• _Stored dataset items_:
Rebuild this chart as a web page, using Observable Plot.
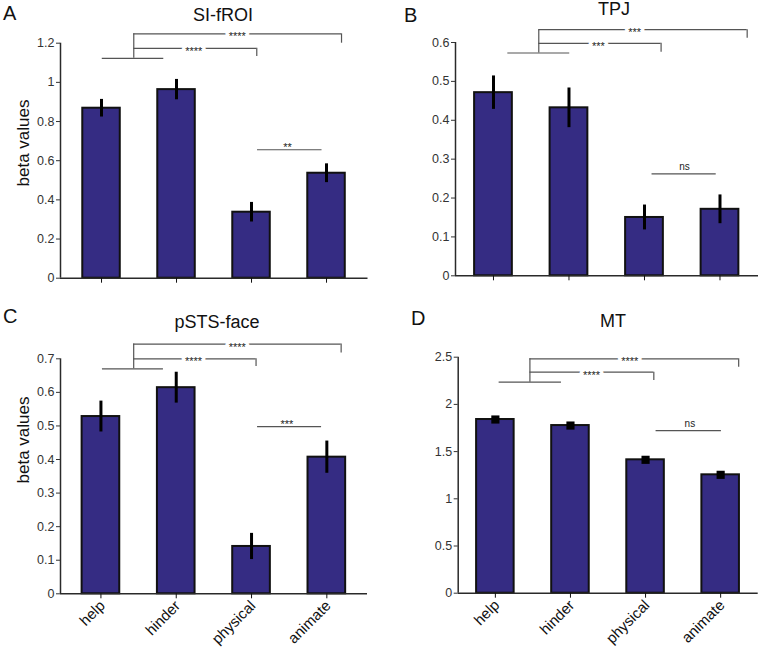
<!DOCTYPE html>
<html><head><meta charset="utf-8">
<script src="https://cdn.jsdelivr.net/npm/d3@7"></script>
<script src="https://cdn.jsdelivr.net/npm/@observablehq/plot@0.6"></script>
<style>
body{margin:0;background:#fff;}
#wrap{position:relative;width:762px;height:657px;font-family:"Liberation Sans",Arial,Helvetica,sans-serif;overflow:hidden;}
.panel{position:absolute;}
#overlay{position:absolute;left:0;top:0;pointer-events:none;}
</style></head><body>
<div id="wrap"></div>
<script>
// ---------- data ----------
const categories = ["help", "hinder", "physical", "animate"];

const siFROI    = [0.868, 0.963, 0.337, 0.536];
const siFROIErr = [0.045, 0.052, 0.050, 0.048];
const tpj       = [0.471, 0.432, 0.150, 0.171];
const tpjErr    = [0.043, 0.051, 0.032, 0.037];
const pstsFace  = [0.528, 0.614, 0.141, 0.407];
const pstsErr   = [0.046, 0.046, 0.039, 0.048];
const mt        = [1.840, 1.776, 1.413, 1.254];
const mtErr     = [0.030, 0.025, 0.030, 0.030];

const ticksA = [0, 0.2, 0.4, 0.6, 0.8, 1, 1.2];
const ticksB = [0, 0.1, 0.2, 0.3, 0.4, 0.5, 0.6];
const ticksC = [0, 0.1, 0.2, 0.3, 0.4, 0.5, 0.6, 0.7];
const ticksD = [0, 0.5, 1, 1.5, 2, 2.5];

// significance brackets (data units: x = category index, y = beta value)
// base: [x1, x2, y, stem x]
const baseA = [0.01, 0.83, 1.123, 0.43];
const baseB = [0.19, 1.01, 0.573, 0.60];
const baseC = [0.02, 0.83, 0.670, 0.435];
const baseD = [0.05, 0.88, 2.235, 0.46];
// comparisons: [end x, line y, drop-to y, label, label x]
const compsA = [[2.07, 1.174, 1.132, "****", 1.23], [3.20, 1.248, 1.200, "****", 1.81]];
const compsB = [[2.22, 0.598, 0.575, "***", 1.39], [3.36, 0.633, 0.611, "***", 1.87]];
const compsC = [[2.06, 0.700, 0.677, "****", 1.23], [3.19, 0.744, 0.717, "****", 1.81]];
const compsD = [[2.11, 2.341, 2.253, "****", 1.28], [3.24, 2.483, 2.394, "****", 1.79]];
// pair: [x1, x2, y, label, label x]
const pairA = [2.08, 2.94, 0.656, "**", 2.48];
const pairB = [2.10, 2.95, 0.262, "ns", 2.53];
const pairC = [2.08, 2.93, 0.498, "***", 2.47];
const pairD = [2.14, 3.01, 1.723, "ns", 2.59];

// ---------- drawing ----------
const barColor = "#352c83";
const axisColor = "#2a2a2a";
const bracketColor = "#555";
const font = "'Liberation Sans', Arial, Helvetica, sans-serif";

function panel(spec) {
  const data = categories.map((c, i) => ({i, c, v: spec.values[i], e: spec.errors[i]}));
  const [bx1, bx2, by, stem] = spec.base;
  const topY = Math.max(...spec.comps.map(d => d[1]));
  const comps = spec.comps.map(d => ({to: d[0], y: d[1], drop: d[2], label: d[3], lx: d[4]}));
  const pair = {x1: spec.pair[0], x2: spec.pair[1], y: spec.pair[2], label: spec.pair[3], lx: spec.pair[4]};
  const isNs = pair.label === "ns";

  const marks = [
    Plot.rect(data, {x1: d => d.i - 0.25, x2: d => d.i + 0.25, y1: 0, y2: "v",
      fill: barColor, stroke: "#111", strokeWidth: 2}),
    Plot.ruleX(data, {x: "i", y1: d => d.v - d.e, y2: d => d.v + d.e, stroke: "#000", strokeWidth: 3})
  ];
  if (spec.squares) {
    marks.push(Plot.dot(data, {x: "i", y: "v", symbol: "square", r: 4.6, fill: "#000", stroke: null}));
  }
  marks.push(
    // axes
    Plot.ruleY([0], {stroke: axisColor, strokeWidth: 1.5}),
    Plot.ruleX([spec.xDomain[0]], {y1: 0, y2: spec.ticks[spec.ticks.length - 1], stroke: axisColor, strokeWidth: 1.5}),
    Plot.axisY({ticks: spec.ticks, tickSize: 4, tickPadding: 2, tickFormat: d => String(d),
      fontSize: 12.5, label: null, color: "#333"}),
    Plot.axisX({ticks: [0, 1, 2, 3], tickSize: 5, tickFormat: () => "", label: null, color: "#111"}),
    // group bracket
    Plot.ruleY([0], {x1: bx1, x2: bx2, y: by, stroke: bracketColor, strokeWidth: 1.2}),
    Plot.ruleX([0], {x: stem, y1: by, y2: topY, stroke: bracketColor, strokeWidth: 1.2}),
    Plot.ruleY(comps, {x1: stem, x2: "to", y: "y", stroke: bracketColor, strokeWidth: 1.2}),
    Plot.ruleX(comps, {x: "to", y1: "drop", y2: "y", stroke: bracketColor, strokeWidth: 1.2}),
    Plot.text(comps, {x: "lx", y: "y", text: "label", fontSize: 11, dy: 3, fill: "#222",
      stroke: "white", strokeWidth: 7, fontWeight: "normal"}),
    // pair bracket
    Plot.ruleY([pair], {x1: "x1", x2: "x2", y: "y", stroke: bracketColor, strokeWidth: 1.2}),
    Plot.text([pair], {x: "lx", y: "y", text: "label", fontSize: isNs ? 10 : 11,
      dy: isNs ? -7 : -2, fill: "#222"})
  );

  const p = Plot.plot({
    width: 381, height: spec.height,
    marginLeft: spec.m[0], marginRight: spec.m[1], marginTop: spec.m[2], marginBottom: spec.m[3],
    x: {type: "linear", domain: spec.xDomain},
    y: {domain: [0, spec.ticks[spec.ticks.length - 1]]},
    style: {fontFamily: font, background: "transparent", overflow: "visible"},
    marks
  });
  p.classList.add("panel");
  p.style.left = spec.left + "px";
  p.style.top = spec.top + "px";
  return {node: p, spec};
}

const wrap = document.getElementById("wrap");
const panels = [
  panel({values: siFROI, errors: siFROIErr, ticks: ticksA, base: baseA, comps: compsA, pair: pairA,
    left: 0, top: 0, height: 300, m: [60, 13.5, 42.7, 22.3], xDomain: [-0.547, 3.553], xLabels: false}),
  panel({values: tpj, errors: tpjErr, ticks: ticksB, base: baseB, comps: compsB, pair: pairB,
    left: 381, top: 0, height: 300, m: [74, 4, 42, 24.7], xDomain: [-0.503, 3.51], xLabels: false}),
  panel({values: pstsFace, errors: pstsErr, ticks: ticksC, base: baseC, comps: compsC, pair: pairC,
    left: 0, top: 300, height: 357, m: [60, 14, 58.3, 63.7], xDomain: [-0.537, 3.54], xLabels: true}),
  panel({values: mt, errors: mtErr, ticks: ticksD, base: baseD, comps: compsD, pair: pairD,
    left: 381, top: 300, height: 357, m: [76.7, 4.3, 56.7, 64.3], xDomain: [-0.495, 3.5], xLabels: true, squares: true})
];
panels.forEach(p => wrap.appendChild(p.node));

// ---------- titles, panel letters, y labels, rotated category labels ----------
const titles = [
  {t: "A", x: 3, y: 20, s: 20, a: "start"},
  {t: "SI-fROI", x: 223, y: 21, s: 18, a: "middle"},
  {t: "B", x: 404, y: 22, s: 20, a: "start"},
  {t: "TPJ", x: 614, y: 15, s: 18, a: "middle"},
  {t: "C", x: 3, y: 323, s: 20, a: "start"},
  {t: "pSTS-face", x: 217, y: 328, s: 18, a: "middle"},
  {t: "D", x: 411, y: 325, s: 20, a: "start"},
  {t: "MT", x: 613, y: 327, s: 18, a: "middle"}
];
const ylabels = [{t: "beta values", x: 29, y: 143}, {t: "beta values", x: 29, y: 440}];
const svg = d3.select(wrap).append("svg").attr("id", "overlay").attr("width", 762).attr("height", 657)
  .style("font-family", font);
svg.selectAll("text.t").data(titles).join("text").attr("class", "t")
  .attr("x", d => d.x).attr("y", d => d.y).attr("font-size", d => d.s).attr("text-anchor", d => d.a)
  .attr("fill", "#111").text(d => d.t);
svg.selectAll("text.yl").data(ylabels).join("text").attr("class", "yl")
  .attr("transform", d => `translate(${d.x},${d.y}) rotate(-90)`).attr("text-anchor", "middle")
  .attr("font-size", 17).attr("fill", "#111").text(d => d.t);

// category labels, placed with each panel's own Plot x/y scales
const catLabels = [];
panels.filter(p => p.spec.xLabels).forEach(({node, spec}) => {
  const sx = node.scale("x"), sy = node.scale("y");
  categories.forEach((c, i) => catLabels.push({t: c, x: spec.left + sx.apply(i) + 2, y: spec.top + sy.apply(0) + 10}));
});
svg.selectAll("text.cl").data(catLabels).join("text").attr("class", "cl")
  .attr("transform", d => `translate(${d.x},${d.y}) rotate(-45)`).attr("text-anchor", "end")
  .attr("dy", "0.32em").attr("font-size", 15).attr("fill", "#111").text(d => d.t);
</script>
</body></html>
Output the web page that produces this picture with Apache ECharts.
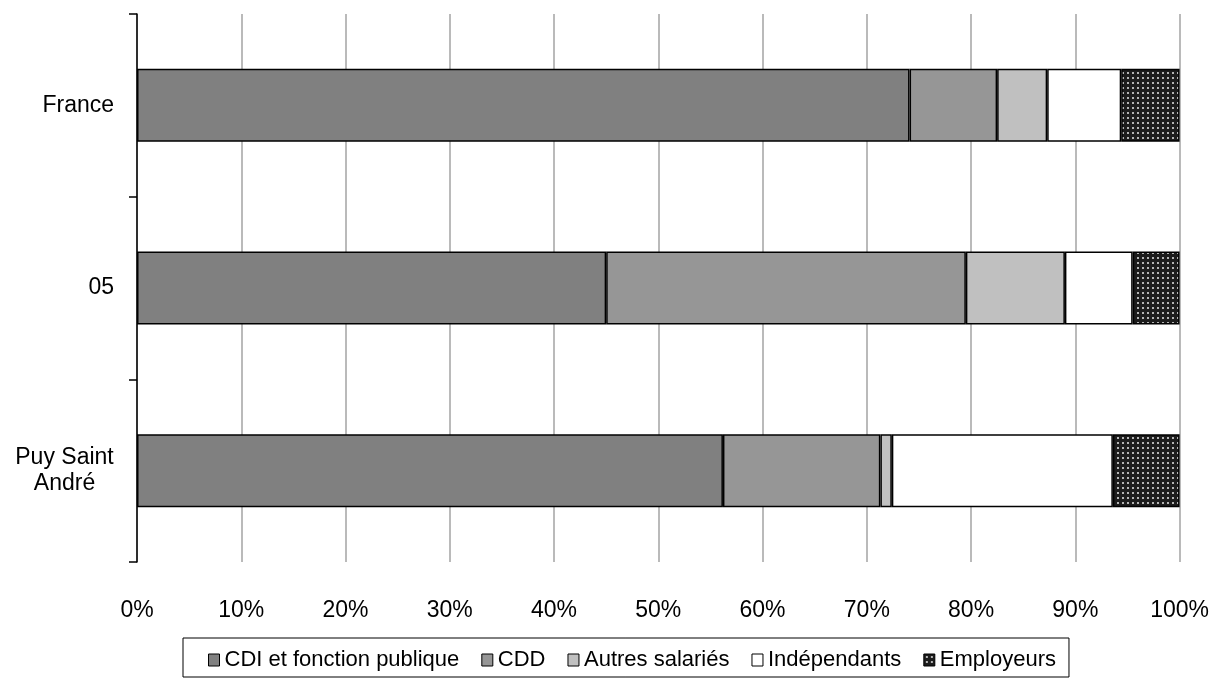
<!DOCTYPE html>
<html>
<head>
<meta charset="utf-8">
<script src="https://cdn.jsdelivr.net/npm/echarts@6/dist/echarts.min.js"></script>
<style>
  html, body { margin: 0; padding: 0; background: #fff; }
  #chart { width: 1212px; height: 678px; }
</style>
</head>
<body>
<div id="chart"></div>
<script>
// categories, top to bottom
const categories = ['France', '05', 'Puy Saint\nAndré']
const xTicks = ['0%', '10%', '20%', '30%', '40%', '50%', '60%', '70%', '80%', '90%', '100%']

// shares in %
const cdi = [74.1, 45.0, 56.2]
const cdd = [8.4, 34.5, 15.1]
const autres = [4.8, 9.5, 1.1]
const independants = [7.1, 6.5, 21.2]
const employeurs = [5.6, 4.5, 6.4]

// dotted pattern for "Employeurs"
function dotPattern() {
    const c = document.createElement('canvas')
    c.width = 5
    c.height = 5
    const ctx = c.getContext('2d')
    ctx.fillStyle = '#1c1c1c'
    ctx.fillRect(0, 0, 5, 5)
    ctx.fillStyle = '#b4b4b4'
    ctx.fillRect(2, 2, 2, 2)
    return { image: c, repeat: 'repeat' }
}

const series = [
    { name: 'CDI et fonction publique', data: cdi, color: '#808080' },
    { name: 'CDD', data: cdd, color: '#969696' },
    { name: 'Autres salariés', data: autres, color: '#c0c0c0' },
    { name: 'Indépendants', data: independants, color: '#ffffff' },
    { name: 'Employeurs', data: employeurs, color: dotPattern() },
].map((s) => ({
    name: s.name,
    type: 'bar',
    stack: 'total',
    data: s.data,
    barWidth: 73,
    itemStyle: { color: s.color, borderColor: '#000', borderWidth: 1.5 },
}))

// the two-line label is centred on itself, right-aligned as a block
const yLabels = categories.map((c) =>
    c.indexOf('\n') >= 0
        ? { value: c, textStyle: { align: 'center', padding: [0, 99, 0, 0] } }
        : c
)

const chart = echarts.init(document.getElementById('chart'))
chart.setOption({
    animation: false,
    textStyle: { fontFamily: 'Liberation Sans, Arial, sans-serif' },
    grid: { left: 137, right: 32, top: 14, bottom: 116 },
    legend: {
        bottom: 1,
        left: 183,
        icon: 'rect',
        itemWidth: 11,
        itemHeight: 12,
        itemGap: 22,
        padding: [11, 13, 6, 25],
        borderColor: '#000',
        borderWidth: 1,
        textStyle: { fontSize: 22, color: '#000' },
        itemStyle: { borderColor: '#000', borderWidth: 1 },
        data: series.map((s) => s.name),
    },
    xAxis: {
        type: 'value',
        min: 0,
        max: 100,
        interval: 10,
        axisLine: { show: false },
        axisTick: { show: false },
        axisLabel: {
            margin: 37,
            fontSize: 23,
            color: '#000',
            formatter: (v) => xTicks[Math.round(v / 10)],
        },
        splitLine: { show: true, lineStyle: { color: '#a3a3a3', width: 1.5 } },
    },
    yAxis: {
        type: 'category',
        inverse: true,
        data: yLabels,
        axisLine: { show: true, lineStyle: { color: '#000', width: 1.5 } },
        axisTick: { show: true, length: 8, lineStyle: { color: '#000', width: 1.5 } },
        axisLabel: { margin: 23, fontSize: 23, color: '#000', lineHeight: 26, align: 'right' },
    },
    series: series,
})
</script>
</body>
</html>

• _Challenge_: Set down the records above word for word, from the first line through the line containing "const ticksD = [0, 0.5, 1, 1.5, 2, 2.5];", both included; leave out the pictures.

• _Expected answer_:
Rebuild this chart as a web page, using Observable Plot.
<!DOCTYPE html>
<html><head><meta charset="utf-8">
<script src="https://cdn.jsdelivr.net/npm/d3@7"></script>
<script src="https://cdn.jsdelivr.net/npm/@observablehq/plot@0.6"></script>
<style>
body{margin:0;background:#fff;}
#wrap{position:relative;width:762px;height:657px;font-family:"Liberation Sans",Arial,Helvetica,sans-serif;overflow:hidden;}
.panel{position:absolute;}
#overlay{position:absolute;left:0;top:0;pointer-events:none;}
</style></head><body>
<div id="wrap"></div>
<script>
// ---------- data ----------
const categories = ["help", "hinder", "physical", "animate"];

const siFROI    = [0.868, 0.963, 0.337, 0.536];
const siFROIErr = [0.045, 0.052, 0.050, 0.048];
const tpj       = [0.471, 0.432, 0.150, 0.171];
const tpjErr    = [0.043, 0.051, 0.032, 0.037];
const pstsFace  = [0.528, 0.614, 0.141, 0.407];
const pstsErr   = [0.046, 0.046, 0.039, 0.048];
const mt        = [1.840, 1.776, 1.413, 1.254];
const mtErr     = [0.030, 0.025, 0.030, 0.030];

const ticksA = [0, 0.2, 0.4, 0.6, 0.8, 1, 1.2];
const ticksB = [0, 0.1, 0.2, 0.3, 0.4, 0.5, 0.6];
const ticksC = [0, 0.1, 0.2, 0.3, 0.4, 0.5, 0.6, 0.7];
const ticksD = [0, 0.5, 1, 1.5, 2, 2.5];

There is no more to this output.